«In campo io portavo l’acqua . Claudio la trasformava in vino»

La metafora - Patrizio Sala: «Entrando in quello spogliatoio realizzavo un sogno»

«Io portavo l’acqua, Claudio Sala la trasformava in vino, Pulici e Graziani lo bevevano». Patrizio Sala racconta così – con una metafora che sarebbe piaciuta a Gianni Brera – il suo ruolo nel Torino scudettato del 1976, l’altro “Grande Toro”. Brianzolo di Bellusco, classe 1955, Sala è stato uno dei grandi protagonisti di quella memorabile stagione granata, il più giovane, con i suoi 20 anni.

«Ho esordito in Serie A vincendo subito lo scudetto: diciamo che non mi è andata male – racconta Sala, che oggi gestisce una scuola calcio insieme al collaboratore Italo Demichelis – Al Torino sono arrivato grazie a Gigi Radice, il mio padre putativo calcistico. Mi notò nel Monza e mi volle con sé al Toro. Se ripenso a quel periodo, la prima cosa che mi viene in mente è l’impatto con la città. Figuratevi, appena ventenne arrivavo a Torino da un paesino di quattromila anime…».

Dalla verde e tranquilla Brianza alla grande e industriosa Torino degli anni ’70: al giovane Patrizio il capoluogo piemontese dovette sembrare sconfinato: «E come posso dimenticare il primo allenamento al Filadelfia? Entrare in quello spogliatoio, infilare le scarpe in quel quadratino di legno dove si cambiavano gli eroi del Grande Torino, non poteva lasciare indifferente uno come me che vive di emozioni. Stavo realizzando il sogno che avevo da bambino: calcare i grandi palcoscenici della Serie A».

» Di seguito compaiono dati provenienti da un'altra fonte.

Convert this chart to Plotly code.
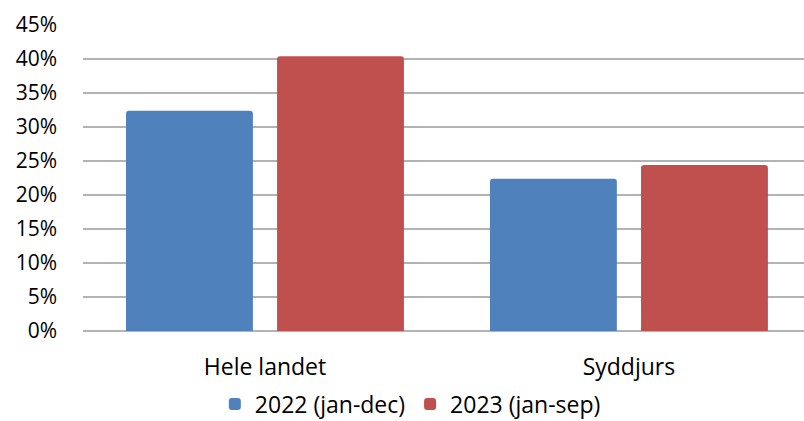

Il debutto in prima squadra avviene in maniera particolare: «Partita di Coppa Italia, non ricordo contro quale squadra. Sono seduto di fianco a Radice e al dottor Bonetto, allora direttore generale del Toro. A un certo punto Radice si gira e mi chiede a bruciapelo: tu al posto di chi ti vedresti bene in questa squadra? Rispondo secco: al posto di Salvadori, che giocava mediano. Nella partita successiva di Coppa Italia, a Verona, sostituisco proprio lo squalificato Salvadori. E da quel momento non esco più dall’undici titolare». La stagione parte così così, i granata scivolano anche a -5 dalla Juve capolista, ma in primavera accade l’imponderabile: i cugini bianconeri perdono tre partite di fila (la seconda è proprio il derby) e un Toro inarrestabile irrompe in testa alla classifica: «Ho ancora nelle orecchie il boato dei nostri tifosi al gol dell’interista Bertini contro la Juve: Radice non voleva radioline in panchina, ma l’urlo del pubblico ci fece capire che la Juventus stava perdendo. Vincere lo scudetto ai danni dei cugini bianconeri ha dato un sapore ancora più dolce alla nostra impresa. E poi – continua Sala – Il nostro è stato il primo trionfo granata dai tempi del Grande Torino, una squadra il cui fascino è ancora irresistibile. Io l’ho provato sulla mia pelle, ascoltando i racconti dei tifosi più anziani che narravano le gesta di Valentino Mazzola, Loik, Gabetto, Castigliano, Maroso e tutti gli altri eroi di Superga».
Ventisette anni dopo, il popolo granata ha potuto gioire di nuovo: «La nostra era una squadra compatta, aggressiva, con tanti grandi giocatori ma nessuna primadonna: tutti si mettevano a disposizione dei compagni. Il valore aggiunto era Gigi Radice. E se proprio devo scegliere un giocatore, dico Claudio Sala, un campione formidabile: aveva estro, fantasia, qualità, ma anche la giusta cattiveria in mezzo al campo. Un giocatore estremamente moderno».

Squadra e tifosi formavano un tutt’uno: «Ai nostri allenamenti i cancelli erano sempre aperti. Alla partitella del giovedì contro la Primavera c’erano duemila persone. Giusto così: non puoi togliere a un tifoso la voglia di abbracciare il proprio idolo o chiedergli un autografo. Ho ancora a casa una foto in cui sono circondato da un’intera famiglia: bambini, nonni, ragazzi. Adesso blindano tutto, chiudono i cancelli, i bambini tornano a casa senza autografi». Il Toro è rimasto nel cuore di Patrizio Sala: «Lo seguo in tv, ma soprattutto mi interessa il bel calcio. Guardo le squadre che giocano bene. Per essere chiari: tra Atletico Madrid e Bayern, scelgo il Bayern. Ai ragazzi che alleno deve arrivare questo messaggio: vincere è importante, ma il modo in cui lo fai conta ancora di più».